• The problem: Only the number is wanted: count the lines that contain "this".

(Stored items)

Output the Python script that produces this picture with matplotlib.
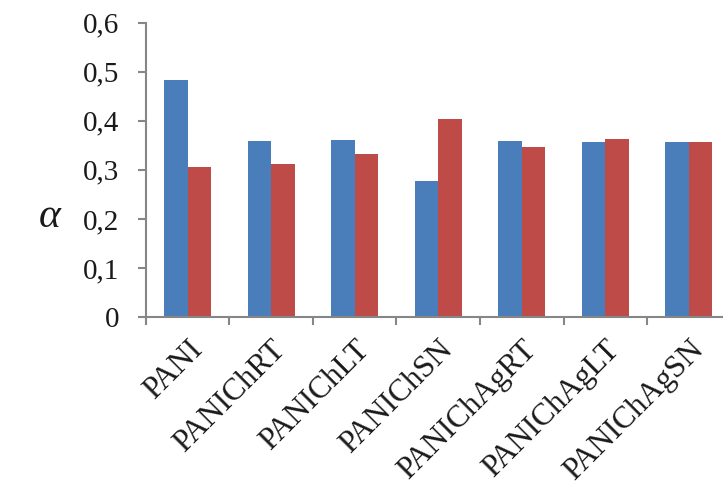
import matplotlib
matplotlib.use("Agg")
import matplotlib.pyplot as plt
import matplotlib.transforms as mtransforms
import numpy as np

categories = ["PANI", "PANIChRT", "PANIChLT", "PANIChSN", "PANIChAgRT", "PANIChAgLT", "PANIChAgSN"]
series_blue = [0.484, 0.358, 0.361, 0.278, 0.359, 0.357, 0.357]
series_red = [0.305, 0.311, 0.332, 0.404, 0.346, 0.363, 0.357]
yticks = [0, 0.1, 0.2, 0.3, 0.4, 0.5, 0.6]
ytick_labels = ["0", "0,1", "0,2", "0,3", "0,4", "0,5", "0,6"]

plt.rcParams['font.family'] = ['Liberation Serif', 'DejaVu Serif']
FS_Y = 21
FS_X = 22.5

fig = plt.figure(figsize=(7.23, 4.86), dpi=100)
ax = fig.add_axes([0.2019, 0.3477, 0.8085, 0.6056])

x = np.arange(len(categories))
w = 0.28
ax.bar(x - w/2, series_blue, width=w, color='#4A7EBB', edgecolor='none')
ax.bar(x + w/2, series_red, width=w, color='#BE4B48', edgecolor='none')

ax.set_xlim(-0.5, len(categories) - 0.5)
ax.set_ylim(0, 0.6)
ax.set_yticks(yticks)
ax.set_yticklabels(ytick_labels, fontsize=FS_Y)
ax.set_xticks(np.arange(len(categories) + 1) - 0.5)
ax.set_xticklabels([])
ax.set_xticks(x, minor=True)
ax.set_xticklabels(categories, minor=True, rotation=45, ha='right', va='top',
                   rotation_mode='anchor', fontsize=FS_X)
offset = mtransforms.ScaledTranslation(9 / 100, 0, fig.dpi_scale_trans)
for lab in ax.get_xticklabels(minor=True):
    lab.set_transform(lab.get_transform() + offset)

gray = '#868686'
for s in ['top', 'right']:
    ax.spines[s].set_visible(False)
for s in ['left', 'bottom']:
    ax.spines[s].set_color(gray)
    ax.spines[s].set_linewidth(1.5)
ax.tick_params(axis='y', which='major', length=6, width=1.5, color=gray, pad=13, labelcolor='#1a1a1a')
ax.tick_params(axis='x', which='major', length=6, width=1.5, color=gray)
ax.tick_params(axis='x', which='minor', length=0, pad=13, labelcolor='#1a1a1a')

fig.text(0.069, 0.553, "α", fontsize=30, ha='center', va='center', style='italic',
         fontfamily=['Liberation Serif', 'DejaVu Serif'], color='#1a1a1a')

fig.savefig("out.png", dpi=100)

* * *

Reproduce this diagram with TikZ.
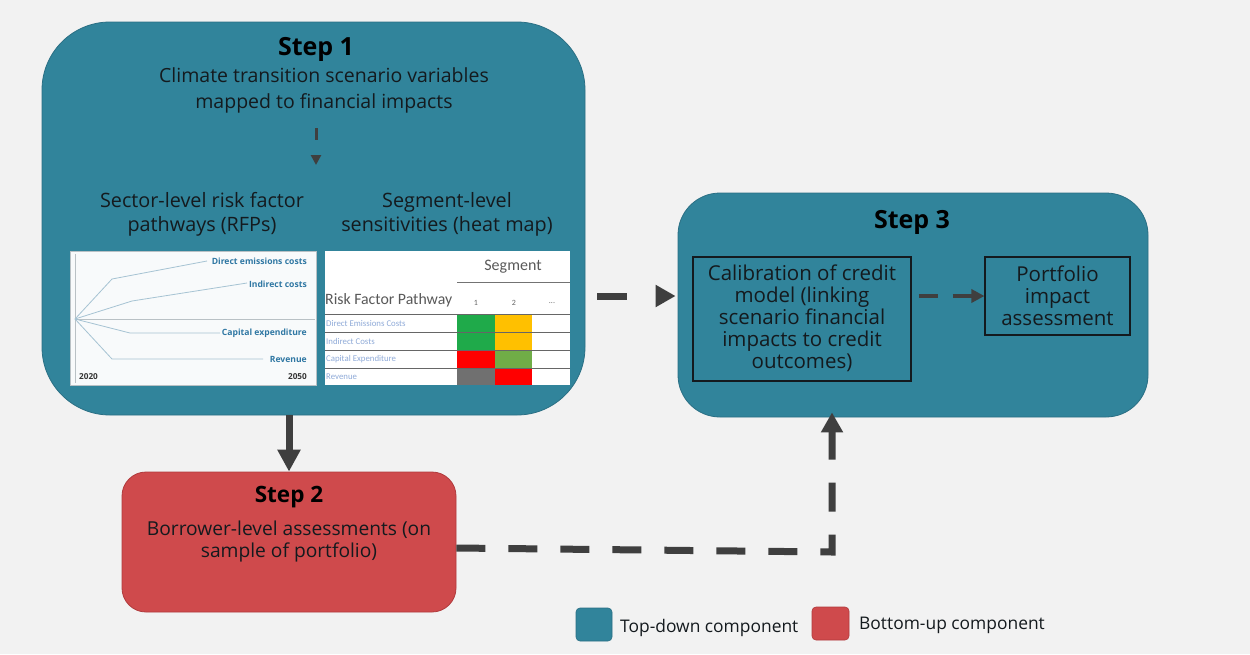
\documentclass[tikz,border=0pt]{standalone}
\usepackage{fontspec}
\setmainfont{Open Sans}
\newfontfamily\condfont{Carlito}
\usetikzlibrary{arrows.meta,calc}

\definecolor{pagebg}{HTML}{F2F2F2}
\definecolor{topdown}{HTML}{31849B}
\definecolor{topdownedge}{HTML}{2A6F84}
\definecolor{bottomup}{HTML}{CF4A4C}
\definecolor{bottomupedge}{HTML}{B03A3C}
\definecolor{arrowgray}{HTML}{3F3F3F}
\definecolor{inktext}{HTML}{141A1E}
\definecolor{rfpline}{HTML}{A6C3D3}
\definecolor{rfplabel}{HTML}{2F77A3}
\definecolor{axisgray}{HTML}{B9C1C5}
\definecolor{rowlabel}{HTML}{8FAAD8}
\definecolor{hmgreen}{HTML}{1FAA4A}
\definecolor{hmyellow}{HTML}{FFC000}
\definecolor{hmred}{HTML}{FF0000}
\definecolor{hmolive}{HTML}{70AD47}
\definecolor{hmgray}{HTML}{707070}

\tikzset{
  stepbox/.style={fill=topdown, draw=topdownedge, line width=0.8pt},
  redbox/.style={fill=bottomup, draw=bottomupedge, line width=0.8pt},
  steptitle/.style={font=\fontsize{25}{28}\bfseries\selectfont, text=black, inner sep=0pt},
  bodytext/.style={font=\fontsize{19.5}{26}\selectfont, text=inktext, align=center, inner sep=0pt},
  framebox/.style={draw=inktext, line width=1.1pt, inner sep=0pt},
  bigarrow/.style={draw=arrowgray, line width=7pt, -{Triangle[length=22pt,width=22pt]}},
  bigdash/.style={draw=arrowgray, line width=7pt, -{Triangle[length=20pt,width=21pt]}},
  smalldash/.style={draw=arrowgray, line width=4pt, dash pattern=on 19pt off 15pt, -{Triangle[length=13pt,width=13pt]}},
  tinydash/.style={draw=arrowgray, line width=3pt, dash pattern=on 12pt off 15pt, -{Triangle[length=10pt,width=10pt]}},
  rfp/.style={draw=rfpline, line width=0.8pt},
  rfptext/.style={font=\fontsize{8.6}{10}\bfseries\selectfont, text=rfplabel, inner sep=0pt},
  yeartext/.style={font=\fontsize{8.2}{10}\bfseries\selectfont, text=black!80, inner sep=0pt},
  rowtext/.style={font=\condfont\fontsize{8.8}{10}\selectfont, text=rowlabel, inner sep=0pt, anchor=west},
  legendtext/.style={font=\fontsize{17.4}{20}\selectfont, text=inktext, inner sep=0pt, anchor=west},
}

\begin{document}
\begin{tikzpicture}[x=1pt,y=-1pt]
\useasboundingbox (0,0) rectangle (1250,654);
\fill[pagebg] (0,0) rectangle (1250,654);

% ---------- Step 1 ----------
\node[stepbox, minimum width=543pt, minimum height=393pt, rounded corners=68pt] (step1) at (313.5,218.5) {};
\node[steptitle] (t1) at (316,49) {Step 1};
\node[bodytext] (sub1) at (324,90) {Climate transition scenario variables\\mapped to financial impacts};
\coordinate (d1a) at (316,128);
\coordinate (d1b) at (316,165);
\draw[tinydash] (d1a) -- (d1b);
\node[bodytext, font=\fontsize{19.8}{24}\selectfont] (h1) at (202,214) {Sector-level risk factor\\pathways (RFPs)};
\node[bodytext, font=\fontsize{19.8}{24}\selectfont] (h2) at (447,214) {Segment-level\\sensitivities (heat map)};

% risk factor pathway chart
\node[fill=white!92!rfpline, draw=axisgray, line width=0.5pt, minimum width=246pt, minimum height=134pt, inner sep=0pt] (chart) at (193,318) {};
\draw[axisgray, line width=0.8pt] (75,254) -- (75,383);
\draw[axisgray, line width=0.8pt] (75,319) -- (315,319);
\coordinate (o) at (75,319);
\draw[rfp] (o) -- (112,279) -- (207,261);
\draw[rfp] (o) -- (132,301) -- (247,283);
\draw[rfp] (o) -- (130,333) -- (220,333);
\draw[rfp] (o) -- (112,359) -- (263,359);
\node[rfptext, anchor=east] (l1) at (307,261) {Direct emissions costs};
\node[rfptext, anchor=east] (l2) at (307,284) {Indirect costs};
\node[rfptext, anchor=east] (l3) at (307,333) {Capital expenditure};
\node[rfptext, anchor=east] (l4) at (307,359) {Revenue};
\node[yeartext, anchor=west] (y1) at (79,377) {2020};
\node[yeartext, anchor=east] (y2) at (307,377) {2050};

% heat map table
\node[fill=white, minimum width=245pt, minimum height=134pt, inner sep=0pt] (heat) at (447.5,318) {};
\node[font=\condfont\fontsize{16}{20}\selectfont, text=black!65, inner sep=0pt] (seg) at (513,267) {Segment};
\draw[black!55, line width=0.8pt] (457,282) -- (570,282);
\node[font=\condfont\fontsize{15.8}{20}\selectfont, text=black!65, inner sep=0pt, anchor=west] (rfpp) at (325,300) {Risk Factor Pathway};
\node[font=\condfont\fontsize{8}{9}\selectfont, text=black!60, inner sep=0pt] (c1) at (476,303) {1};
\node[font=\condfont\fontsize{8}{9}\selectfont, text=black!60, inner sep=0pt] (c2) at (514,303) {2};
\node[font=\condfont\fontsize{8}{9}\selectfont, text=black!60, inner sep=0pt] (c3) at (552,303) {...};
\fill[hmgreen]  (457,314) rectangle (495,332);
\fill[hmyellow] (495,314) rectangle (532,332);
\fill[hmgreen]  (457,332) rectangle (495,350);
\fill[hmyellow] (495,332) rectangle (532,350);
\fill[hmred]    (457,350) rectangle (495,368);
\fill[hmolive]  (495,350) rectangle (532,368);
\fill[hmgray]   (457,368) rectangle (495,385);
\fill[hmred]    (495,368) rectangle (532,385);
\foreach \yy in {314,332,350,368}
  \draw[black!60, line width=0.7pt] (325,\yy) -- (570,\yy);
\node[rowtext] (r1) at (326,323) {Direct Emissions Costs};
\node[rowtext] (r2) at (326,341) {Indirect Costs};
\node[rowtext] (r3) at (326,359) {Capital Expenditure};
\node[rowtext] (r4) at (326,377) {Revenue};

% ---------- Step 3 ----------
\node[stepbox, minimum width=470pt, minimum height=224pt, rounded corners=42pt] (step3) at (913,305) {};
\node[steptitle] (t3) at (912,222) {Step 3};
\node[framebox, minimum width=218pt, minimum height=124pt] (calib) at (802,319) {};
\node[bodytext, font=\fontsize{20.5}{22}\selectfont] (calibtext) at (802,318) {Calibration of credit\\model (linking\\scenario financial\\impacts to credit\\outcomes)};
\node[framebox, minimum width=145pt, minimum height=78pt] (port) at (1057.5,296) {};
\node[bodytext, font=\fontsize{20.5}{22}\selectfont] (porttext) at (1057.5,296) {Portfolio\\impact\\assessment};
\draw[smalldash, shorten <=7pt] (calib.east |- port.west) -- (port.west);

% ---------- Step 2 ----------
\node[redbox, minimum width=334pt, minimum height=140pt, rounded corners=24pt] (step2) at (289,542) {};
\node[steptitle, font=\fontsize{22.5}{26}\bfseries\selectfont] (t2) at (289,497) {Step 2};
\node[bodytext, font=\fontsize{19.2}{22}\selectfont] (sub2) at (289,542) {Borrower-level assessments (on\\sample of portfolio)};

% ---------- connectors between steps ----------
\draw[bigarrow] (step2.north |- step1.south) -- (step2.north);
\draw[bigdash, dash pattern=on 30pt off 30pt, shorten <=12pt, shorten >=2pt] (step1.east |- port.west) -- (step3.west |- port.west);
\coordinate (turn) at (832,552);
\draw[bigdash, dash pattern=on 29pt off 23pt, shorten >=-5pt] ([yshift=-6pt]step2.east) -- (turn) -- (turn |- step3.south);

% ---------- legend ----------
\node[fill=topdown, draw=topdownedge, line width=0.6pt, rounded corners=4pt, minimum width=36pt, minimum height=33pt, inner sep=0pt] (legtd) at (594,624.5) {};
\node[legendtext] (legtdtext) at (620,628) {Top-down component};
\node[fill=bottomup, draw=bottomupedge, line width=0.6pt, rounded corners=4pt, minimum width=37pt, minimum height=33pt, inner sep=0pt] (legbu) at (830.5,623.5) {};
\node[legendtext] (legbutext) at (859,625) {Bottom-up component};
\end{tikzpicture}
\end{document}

==

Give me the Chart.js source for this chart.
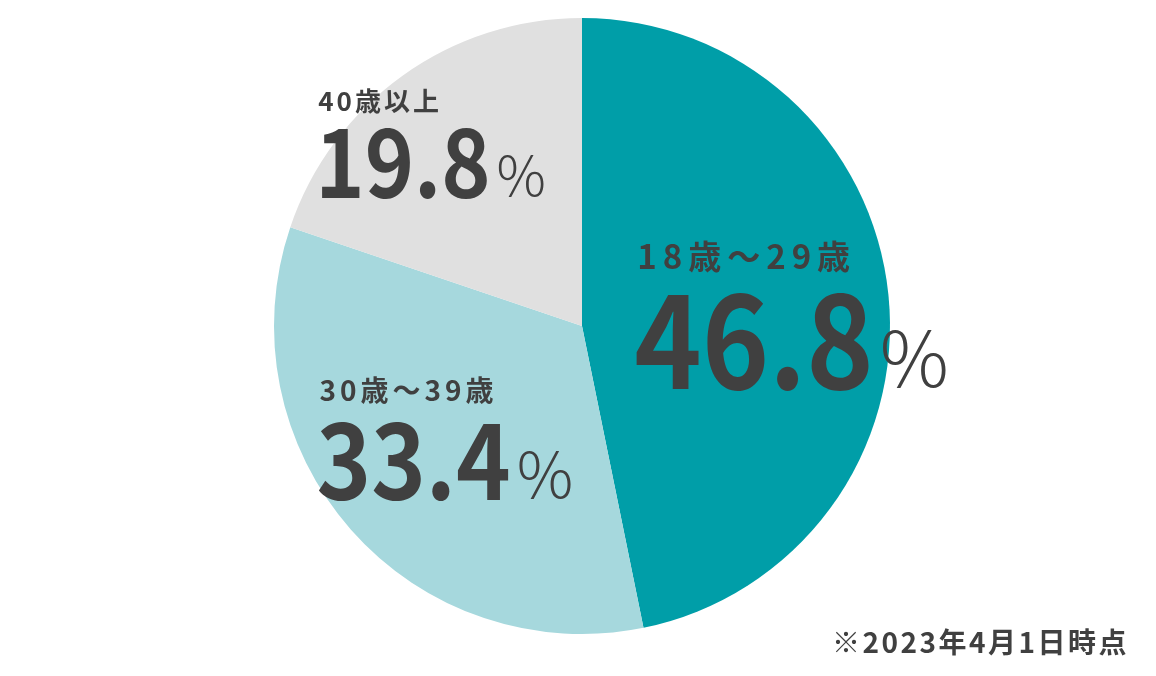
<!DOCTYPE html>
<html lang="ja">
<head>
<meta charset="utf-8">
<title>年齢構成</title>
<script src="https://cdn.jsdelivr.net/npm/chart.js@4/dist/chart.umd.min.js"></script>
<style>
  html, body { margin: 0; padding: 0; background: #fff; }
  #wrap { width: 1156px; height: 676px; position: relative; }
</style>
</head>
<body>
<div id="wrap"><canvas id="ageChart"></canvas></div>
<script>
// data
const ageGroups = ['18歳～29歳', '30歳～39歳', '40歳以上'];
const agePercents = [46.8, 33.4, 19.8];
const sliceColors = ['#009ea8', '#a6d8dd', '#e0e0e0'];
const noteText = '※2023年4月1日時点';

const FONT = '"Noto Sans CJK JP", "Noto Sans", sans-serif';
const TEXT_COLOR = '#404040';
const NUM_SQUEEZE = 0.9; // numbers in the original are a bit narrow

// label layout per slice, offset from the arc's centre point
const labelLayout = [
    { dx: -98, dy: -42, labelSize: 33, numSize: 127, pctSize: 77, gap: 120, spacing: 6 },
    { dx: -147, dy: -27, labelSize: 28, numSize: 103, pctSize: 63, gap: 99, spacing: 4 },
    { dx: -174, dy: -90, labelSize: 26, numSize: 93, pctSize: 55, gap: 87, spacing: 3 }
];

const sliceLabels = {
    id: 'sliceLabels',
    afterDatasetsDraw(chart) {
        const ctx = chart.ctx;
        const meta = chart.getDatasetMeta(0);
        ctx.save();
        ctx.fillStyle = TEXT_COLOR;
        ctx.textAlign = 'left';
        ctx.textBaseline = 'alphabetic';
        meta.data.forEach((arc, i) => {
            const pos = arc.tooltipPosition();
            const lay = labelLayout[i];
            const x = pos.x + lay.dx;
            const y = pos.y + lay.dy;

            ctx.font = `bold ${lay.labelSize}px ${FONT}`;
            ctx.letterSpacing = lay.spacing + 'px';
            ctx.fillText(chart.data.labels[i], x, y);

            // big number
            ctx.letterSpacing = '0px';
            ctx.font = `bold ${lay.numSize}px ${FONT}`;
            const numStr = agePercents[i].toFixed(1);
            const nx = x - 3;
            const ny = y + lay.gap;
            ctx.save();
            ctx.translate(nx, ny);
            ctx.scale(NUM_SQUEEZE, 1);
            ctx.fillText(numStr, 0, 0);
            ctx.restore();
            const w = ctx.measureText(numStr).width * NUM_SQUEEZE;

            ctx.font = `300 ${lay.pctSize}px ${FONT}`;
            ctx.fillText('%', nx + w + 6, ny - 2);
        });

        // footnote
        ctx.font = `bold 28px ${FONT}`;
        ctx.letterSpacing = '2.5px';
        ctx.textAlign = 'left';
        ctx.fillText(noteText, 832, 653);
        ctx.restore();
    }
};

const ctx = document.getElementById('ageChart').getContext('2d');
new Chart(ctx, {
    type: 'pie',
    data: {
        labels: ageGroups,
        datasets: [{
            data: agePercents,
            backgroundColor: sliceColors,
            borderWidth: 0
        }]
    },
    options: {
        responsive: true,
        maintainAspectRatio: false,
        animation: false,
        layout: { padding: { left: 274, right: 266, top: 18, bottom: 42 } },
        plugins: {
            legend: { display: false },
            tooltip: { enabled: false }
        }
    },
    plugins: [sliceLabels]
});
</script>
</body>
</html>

• Solution: 3